I have a Spark dataframe with ArrayType columnn:
|id|neighbors|
-- ---------
|a |[b,c] |
|b |[a,d] |
|c |[a] |
|d |[b] |
-- ---------
I need to map values in this ArrayType column with initial dataframe.
Desired output:
|id|neighbors |
-- -------------
|a |[[a,d],[a]] |
|b |[[b,c],[b]] |
|c |[[b,c]] |
|d |[[a,d]] |
-- -------------
What is the best way to handle this problem? I have very large amount of data (about 100 million records).
CodePudding user response:
You would need to explode
the column 'neighbors' and then just join
. Also, since this is a self join, it is recommended to use alias
on dataframes.
Initial df:
from pyspark.sql import functions as F
df = spark.createDataFrame(
[('a', ['b', 'c']),
('b', ['a', 'd']),
('c', ['a']),
('d', ['b'])],
['id', 'neighbors']
)
Transformation:
df = (
df.withColumn('_neighbors', F.explode('neighbors')).alias('df1')
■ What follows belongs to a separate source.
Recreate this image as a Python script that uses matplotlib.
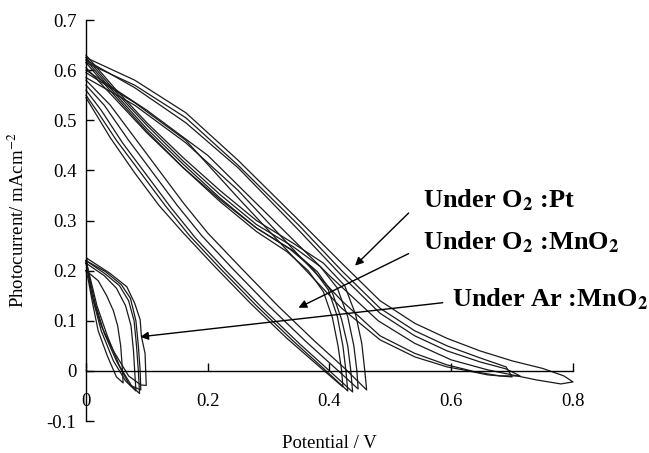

.join(df.alias('df2'), F.col('df1._neighbors') == F.col('df2.id'))
.groupBy('df1.id')
.agg(F.collect_list('df2.neighbors').alias('neighbors'))
)
df.show()
# --- -------------
# | id| neighbors|
# --- -------------
# | d| [[a, d]]|
# | c| [[b, c]]|
# | b|[[b, c], [b]]|
# | a|[[a, d], [a]]|
# --- -------------